* [Task brief] Leave out the images; return the rest of the data exactly.

Start of Provided material

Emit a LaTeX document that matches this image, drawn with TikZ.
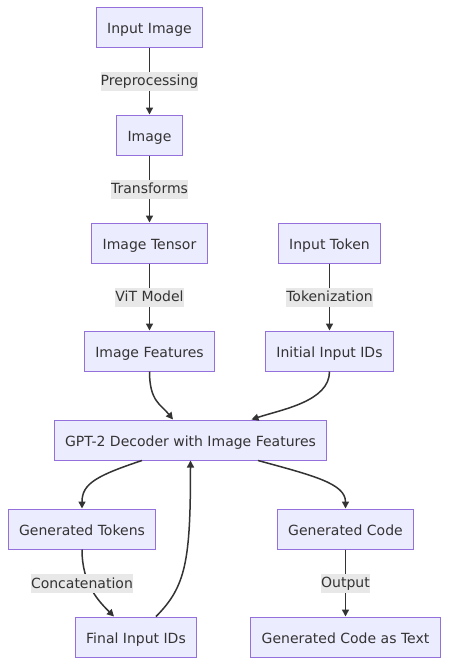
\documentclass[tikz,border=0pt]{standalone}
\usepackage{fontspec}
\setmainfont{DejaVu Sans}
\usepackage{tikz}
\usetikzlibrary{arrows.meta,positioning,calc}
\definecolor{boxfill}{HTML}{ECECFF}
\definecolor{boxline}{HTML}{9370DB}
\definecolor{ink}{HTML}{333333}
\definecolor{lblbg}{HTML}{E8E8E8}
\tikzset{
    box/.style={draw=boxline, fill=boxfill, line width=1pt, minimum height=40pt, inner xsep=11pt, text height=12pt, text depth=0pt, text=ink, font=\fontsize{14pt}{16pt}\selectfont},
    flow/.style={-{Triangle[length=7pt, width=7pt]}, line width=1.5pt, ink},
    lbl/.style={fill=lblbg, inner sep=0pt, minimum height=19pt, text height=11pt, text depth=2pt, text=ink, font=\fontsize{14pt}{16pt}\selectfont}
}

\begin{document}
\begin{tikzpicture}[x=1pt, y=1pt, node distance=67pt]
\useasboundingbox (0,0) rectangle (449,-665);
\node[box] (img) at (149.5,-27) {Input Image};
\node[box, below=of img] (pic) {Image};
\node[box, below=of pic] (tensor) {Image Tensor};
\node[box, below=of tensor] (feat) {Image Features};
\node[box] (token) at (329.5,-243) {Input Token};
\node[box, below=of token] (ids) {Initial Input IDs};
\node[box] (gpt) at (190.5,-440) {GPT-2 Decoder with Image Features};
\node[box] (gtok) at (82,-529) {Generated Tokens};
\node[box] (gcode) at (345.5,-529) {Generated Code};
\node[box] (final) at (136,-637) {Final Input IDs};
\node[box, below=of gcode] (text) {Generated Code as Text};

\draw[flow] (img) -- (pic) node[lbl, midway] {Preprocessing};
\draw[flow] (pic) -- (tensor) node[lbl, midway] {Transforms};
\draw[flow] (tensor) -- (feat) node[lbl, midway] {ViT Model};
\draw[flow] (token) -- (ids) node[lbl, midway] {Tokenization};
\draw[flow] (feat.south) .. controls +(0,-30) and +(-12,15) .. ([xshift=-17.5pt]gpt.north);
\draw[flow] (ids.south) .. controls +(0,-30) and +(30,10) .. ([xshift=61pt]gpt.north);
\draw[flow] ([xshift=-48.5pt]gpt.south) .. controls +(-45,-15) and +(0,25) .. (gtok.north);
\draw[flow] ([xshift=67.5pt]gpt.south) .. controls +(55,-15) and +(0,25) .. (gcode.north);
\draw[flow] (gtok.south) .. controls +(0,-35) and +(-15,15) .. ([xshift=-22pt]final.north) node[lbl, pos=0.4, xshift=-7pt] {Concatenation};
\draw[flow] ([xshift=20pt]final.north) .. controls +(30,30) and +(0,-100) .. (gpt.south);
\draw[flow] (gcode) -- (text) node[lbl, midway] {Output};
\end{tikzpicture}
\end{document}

End of Provided material

* [Answer in full]
Emit a LaTeX document that matches this image, drawn with TikZ.
\documentclass[tikz,border=0pt]{standalone}
\usepackage{fontspec}
\setmainfont{DejaVu Sans}
\usepackage{tikz}
\usetikzlibrary{arrows.meta,positioning,calc}
\definecolor{boxfill}{HTML}{ECECFF}
\definecolor{boxline}{HTML}{9370DB}
\definecolor{ink}{HTML}{333333}
\definecolor{lblbg}{HTML}{E8E8E8}
\tikzset{
    box/.style={draw=boxline, fill=boxfill, line width=1pt, minimum height=40pt, inner xsep=11pt, text height=12pt, text depth=0pt, text=ink, font=\fontsize{14pt}{16pt}\selectfont},
    flow/.style={-{Triangle[length=7pt, width=7pt]}, line width=1.5pt, ink},
    lbl/.style={fill=lblbg, inner sep=0pt, minimum height=19pt, text height=11pt, text depth=2pt, text=ink, font=\fontsize{14pt}{16pt}\selectfont}
}

\begin{document}
\begin{tikzpicture}[x=1pt, y=1pt, node distance=67pt]
\useasboundingbox (0,0) rectangle (449,-665);
\node[box] (img) at (149.5,-27) {Input Image};
\node[box, below=of img] (pic) {Image};
\node[box, below=of pic] (tensor) {Image Tensor};
\node[box, below=of tensor] (feat) {Image Features};
\node[box] (token) at (329.5,-243) {Input Token};
\node[box, below=of token] (ids) {Initial Input IDs};
\node[box] (gpt) at (190.5,-440) {GPT-2 Decoder with Image Features};
\node[box] (gtok) at (82,-529) {Generated Tokens};
\node[box] (gcode) at (345.5,-529) {Generated Code};
\node[box] (final) at (136,-637) {Final Input IDs};
\node[box, below=of gcode] (text) {Generated Code as Text};

\draw[flow] (img) -- (pic) node[lbl, midway] {Preprocessing};
\draw[flow] (pic) -- (tensor) node[lbl, midway] {Transforms};
\draw[flow] (tensor) -- (feat) node[lbl, midway] {ViT Model};
\draw[flow] (token) -- (ids) node[lbl, midway] {Tokenization};
\draw[flow] (feat.south) .. controls +(0,-30) and +(-12,15) .. ([xshift=-17.5pt]gpt.north);
\draw[flow] (ids.south) .. controls +(0,-30) and +(30,10) .. ([xshift=61pt]gpt.north);
\draw[flow] ([xshift=-48.5pt]gpt.south) .. controls +(-45,-15) and +(0,25) .. (gtok.north);
\draw[flow] ([xshift=67.5pt]gpt.south) .. controls +(55,-15) and +(0,25) .. (gcode.north);
\draw[flow] (gtok.south) .. controls +(0,-35) and +(-15,15) .. ([xshift=-22pt]final.north) node[lbl, pos=0.4, xshift=-7pt] {Concatenation};
\draw[flow] ([xshift=20pt]final.north) .. controls +(30,30) and +(0,-100) .. (gpt.south);
\draw[flow] (gcode) -- (text) node[lbl, midway] {Output};
\end{tikzpicture}
\end{document}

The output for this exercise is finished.